A driving range is also low friction to enter. No setup, no calibration, no learning curve. Walk in with your clubs, pay your fee, hit balls. That simplicity keeps you showing up. Many golfers practice more at a range than they ever would at a home simulator, just because the barrier is so low.

Social element matters too. A driving range is where you see other golfers. You observe their swings, compare notes, maybe play games to make practice fun. That social reinforcement keeps some golfers motivated in ways a silent garage will never match.

Cost per session is predictable. $15 to $30 per range visit. You can practice without guilt if you show up once a week. If you showed up once a week to a $3,000 simulator, you are paying $57 per session in equipment amortization, which feels expensive in the moment even though it is actually a better deal over time.

Simulator Advantages

A home golf simulator has advantages that compound over time. First: weather independence. If you live in a cold climate, the driving range closes or gets miserable in December. Your simulator is there every day, every season. A golfer in Minnesota who practices 100 times on a simulator in winter maintains their skill. A golfer who stopped going to the range in November and does not return until April loses four months.

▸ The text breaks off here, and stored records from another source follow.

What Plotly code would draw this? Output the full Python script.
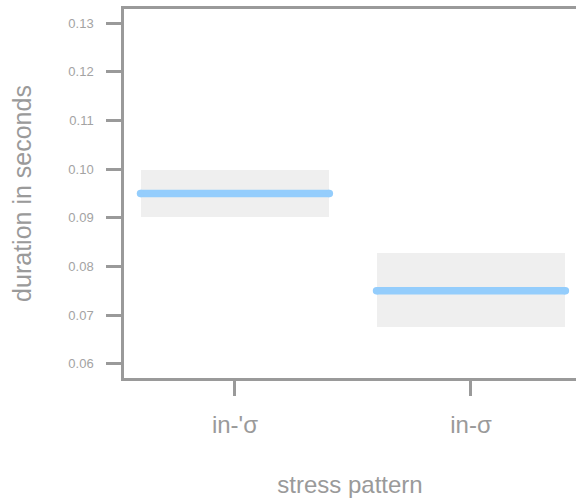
import plotly.graph_objects as go

categories = ["in-'σ", "in-σ"]
means = [0.095, 0.075]
lower = [0.0902, 0.0675]
upper = [0.0998, 0.0827]
half_width = 0.4

y_ticks = [0.06, 0.07, 0.08, 0.09, 0.10, 0.11, 0.12, 0.13]
y_tick_text = ["0.06", "0.07", "0.08", "0.09", "0.10", "0.11", "0.12", "0.13"]

axis_color = "#9a9a9a"
text_color = "#9a9a9a"
tick_text_color = "#a3a3a3"
box_color = "#efefef"
line_color = "#94cdfc"

fig = go.Figure()

# confidence boxes
fig.add_trace(go.Bar(
    x=[0, 1],
    y=[u - l for u, l in zip(upper, lower)],
    base=lower,
    width=2 * half_width,
    marker=dict(color=box_color, line=dict(width=0)),
    hoverinfo="skip",
    showlegend=False,
))

# mean lines
for i, m in enumerate(means):
    fig.add_trace(go.Scatter(
        x=[i - half_width, i + half_width],
        y=[m, m],
        mode="lines+markers",
        line=dict(color=line_color, width=7.5),
        marker=dict(color=line_color, size=7.5, line=dict(width=0)),
        showlegend=False,
        hoverinfo="skip",
    ))

fig.update_layout(
    width=576,
    height=499,
    margin=dict(l=124, r=0, t=9, b=121),
    paper_bgcolor="white",
    plot_bgcolor="white",
    font=dict(family="Liberation Sans, Arial, sans-serif", color=text_color),
    bargap=0,
    xaxis=dict(
        range=[-0.47, 1.445],
        tickmode="array",
        tickvals=[0, 1],
        ticktext=categories,
        tickfont=dict(size=24, color=text_color),
        ticks="outside",
        ticklen=15,
        tickwidth=2.5,
        tickcolor=axis_color,
        ticklabelstandoff=8,
        showline=True,
        linecolor=axis_color,
        linewidth=2.5,
        mirror=True,
        showgrid=False,
        zeroline=False,
        title=dict(text="stress pattern", font=dict(size=24, color=text_color), standoff=40),
    ),
    yaxis=dict(
        range=[0.0571, 0.1329],
        tickmode="array",
        tickvals=y_ticks,
        ticktext=y_tick_text,
        tickfont=dict(size=13, color=tick_text_color),
        ticks="outside",
        ticklen=15,
        tickwidth=2.5,
        tickcolor=axis_color,
        ticklabelstandoff=10,
        showline=True,
        linecolor=axis_color,
        linewidth=2.5,
        showgrid=False,
        zeroline=False,
        title=dict(text="duration in seconds", font=dict(size=25, color=text_color), standoff=30),
    ),
)

fig.write_html("out.html")
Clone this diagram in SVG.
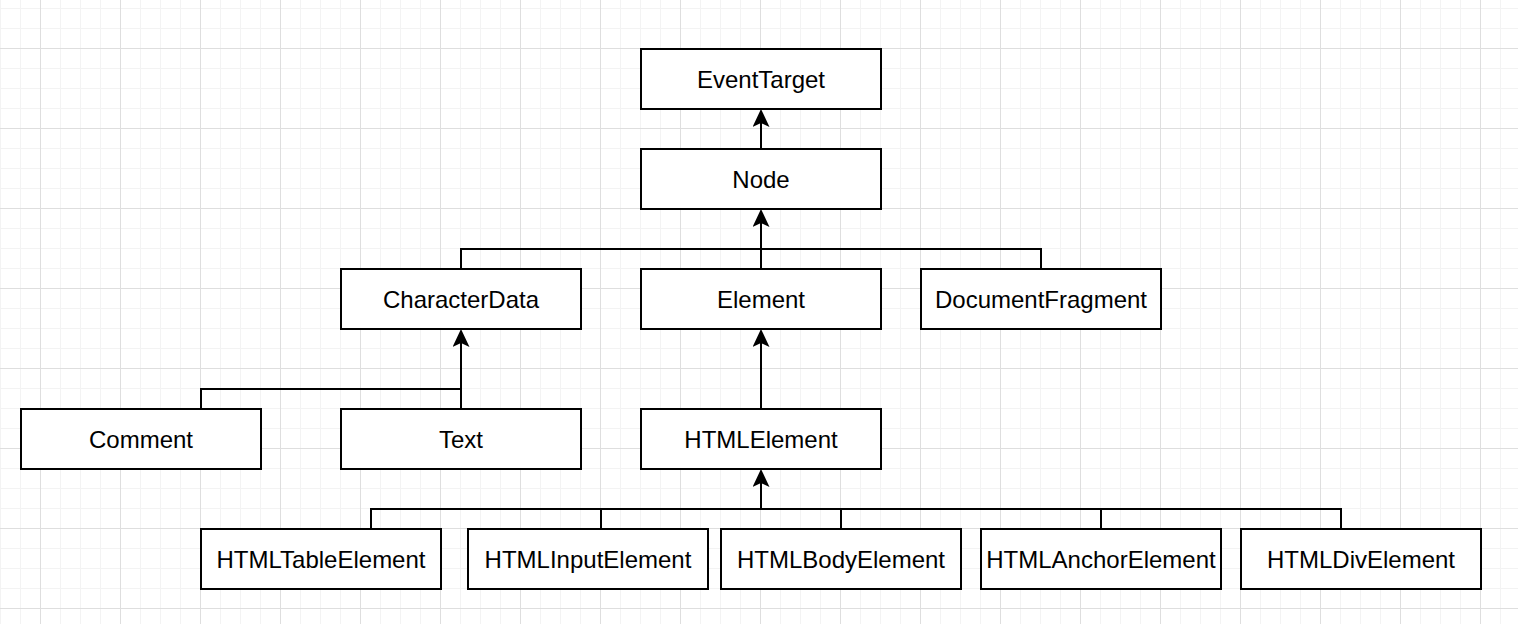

Second: data on every shot. A launch monitor gives you carry distance, ball speed, launch angle, spin rate, smash factor, and dispersion on every single shot. You can identify patterns. Over 50 shots you can see that your 7 iron is consistently 5 mph slower than your 6 iron, which means you are not hitting through the ball with the same conviction. The range does not tell you that. Your eyes will not catch it. Data catches it.

Third: course play practice. A simulator lets you play St. Andrews or Augusta National or any course you are planning to visit. You learn the shape of the holes, the angles into the greens, the elevation changes. When you show up to play that course for real, the layout is familiar. That preparation advantage is real.

Fourth: low barrier to frequent practice. If a simulator is in your garage, you can practice for 20 minutes before dinner. You can do it in shorts and indoor shoes. No driving, no parking, no time lost to travel. That convenience means more people actually practice more often on a simulator than at a range, even though the simulator feels like a bigger initial commitment.

Cost amortizes over volume. If you practice 150 times per year on a $3,000 simulator, your cost per session is $20. If you practice 50 times per year, it is $60. But you will practice more often at home than at a range because the friction is lower. That higher frequency is where the math actually works.

Who Benefits Most from a Simulator

Home simulators are better for high-volume practicers. If you hit 100+ balls per week, a simulator pays for itself. You practice 3+ times per week. You live in a cold climate where ranges are uncomfortable or closed seasonally. You want data-driven feedback. You want to play specific courses before visiting them. You do not value the social element of a range.

If this describes you, a simulator shortens your learning curve and accelerates improvement because you practice more often, with better data, in better weather, with more course-play context. High-frequency practice with feedback beats occasional range sessions.

Who Should Stick to the Range

Beginners benefit more from a range. Why? Because the range teaches feel before data. You learn grip pressure, tempo, the sensation of a good strike by hitting ball after ball and feeling the feedback through your hands. A beginner needs feel first. Data comes later, once feel is built.

Players on a tight budget should choose a range. $20 per session once per week is $80 per month. A simulator requires $2,000 to $5,000 upfront, and the entry cost is a barrier to practice. If you can only afford one practice session per week anyway, the range is your only option.

Golfers who value the outdoor experience and social element of a range over raw data and convenience should choose a range. The simulator will sit unused if you do not like being indoors.

The Honest Answer: They are Complements, Not Substitutes

The best setup is both. An ideal practice routine is 60% simulator work and 40% range work. The simulator builds consistency and data-driven improvement. The range maintains feel and provides real ball flight context that no simulator perfectly replicates. One without the other leaves gaps.

But if you can only choose one, the decision hinges on volume and climate. If you practice 3+ times per week, a simulator pays off financially and improves your game faster because you practice more often. If you practice once per week in a warm climate, the range is the better choice because cost per session is lower and feel is more important than data early on.

The Financial Tipping Point

A $3,500 simulator costs $23 per session if you use it 150 times per year (3 times per week). A driving range costs $20 to $30 per session. Over five years the simulator costs $17,500 total ($3,500 + electricity). The range costs $5,200 to $7,800 per year, or $26,000 to $39,000 over five years. The simulator is cheaper if you actually use it.

The breakeven point is around 120 sessions per year (2.3 times per week). Below that, the range is cheaper. Above that, the simulator wins financially and you practice more often, which means faster improvement.

The Bottom Line

If you are a high-volume practicer in a cold climate or someone who wants to improve fast through frequent practice and data feedback, a home simulator is worth the investment. You will practice more often, see measurable progress, and the cost amortizes over time. If you practice casually, value outdoor golf feel, or live in a warm climate where the range is open year-round, a driving range is the better choice. The real secret is that the tool matters less than the practice volume and consistency. Either choice wins if you actually use it.